--- Begin Data shown ---

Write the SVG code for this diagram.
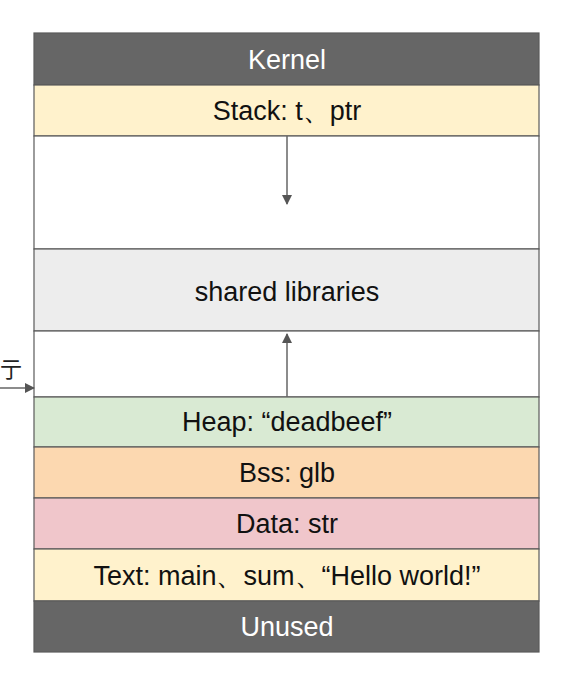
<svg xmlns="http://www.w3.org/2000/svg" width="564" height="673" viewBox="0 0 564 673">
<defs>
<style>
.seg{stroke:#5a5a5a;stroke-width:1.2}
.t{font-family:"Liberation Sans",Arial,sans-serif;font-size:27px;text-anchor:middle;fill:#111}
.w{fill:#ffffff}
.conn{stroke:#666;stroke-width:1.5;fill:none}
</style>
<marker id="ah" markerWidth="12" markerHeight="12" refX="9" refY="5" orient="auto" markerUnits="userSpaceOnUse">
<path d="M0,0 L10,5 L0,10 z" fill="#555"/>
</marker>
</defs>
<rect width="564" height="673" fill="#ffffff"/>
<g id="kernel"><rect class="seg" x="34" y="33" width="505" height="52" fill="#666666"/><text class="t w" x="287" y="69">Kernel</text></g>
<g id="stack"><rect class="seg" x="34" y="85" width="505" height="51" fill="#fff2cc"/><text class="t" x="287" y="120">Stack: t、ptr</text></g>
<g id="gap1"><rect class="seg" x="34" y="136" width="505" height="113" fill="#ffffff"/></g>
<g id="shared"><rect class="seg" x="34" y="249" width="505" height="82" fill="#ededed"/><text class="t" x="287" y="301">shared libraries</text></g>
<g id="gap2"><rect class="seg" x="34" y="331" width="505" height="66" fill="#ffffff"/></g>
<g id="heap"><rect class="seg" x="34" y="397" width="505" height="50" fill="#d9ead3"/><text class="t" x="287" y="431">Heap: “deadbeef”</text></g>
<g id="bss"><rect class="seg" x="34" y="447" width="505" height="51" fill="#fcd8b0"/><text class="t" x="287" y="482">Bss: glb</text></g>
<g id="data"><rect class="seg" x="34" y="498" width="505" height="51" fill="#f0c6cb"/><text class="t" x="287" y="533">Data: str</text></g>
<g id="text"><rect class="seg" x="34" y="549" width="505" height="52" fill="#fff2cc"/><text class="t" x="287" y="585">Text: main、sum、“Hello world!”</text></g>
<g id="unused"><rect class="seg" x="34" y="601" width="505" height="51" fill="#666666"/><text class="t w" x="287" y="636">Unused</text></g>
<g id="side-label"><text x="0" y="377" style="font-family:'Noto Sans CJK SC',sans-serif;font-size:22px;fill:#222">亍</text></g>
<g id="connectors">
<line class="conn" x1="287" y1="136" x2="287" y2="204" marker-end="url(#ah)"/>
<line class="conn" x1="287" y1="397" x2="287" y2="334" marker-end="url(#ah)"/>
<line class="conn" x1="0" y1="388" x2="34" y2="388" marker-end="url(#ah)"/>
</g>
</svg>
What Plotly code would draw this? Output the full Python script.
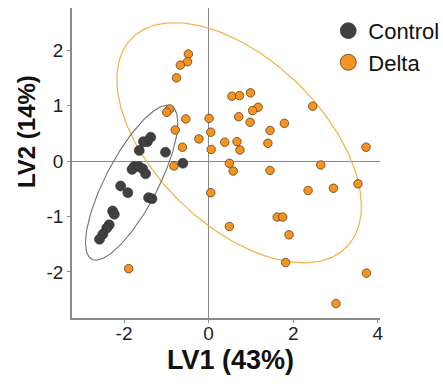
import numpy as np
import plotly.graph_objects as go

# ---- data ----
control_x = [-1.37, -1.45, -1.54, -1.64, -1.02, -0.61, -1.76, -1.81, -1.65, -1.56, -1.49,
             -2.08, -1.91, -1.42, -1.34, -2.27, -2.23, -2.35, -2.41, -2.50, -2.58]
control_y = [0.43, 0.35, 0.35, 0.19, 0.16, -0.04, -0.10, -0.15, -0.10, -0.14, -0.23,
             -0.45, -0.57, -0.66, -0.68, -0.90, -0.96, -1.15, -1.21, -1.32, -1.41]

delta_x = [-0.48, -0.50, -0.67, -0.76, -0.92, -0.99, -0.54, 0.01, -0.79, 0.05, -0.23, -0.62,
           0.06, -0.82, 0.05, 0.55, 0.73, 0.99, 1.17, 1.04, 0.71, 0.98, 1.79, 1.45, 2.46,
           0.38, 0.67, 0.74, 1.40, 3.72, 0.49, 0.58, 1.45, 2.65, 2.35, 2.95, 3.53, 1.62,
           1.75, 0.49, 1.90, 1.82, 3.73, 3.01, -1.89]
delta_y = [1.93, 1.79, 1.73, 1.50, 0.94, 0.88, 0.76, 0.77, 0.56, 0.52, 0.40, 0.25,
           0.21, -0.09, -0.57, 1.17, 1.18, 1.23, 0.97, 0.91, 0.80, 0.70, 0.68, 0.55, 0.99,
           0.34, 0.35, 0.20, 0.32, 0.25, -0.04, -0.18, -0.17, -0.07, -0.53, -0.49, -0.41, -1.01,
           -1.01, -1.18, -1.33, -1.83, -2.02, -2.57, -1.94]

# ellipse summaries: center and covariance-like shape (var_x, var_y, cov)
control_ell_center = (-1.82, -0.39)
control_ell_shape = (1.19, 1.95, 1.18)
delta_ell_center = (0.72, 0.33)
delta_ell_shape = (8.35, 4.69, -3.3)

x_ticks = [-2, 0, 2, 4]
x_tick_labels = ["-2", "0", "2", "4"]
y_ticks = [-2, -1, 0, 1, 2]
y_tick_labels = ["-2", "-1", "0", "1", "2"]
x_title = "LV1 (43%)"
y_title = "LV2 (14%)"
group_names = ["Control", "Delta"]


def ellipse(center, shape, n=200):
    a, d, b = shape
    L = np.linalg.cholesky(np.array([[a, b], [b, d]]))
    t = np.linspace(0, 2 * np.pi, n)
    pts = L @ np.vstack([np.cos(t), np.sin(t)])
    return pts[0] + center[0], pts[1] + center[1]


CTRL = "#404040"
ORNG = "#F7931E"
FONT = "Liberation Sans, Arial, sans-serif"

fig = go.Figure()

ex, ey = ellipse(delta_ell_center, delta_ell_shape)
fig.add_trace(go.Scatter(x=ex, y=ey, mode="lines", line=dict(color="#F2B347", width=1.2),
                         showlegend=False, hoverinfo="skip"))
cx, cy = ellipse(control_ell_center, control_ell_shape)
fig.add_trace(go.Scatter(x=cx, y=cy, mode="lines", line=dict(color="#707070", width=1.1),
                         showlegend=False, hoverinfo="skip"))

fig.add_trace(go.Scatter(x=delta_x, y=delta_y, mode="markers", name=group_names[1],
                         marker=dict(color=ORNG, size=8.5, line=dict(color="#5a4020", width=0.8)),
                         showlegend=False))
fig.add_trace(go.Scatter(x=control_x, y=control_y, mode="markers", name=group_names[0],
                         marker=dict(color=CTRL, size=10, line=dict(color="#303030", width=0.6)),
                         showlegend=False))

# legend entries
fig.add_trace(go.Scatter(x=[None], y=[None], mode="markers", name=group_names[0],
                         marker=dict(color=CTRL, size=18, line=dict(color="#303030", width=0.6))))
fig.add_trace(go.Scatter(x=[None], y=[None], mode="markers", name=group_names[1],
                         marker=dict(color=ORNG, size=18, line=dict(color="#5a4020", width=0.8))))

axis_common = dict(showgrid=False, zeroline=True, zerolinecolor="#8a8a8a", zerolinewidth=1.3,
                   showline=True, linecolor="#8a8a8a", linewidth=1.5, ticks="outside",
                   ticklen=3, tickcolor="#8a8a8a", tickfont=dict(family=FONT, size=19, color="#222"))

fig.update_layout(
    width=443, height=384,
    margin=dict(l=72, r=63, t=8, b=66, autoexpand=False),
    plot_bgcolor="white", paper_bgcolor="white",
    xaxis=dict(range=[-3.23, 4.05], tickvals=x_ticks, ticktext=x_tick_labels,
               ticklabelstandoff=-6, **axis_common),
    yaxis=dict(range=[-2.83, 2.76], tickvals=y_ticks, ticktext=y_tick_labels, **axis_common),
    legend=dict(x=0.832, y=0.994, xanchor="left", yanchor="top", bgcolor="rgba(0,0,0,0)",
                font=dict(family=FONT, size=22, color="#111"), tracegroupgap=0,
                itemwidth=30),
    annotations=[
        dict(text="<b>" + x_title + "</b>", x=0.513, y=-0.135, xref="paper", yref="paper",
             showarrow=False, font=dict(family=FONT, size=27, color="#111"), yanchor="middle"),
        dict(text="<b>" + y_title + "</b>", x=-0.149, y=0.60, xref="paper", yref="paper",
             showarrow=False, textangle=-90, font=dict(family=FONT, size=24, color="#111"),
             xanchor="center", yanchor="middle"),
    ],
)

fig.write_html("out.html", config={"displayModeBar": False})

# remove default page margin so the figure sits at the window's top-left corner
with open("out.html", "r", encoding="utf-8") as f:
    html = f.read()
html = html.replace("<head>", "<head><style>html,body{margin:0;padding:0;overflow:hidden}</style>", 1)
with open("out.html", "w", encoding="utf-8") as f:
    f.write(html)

--- End Data shown ---

### Direction
In the listing above, find the line with "What Plotly code" and the line with "-1.21, -1.32, -1.41]". Copy exactly those lines and all between them, minus the images.

### Written response
What Plotly code would draw this? Output the full Python script.
import numpy as np
import plotly.graph_objects as go

# ---- data ----
control_x = [-1.37, -1.45, -1.54, -1.64, -1.02, -0.61, -1.76, -1.81, -1.65, -1.56, -1.49,
             -2.08, -1.91, -1.42, -1.34, -2.27, -2.23, -2.35, -2.41, -2.50, -2.58]
control_y = [0.43, 0.35, 0.35, 0.19, 0.16, -0.04, -0.10, -0.15, -0.10, -0.14, -0.23,
             -0.45, -0.57, -0.66, -0.68, -0.90, -0.96, -1.15, -1.21, -1.32, -1.41]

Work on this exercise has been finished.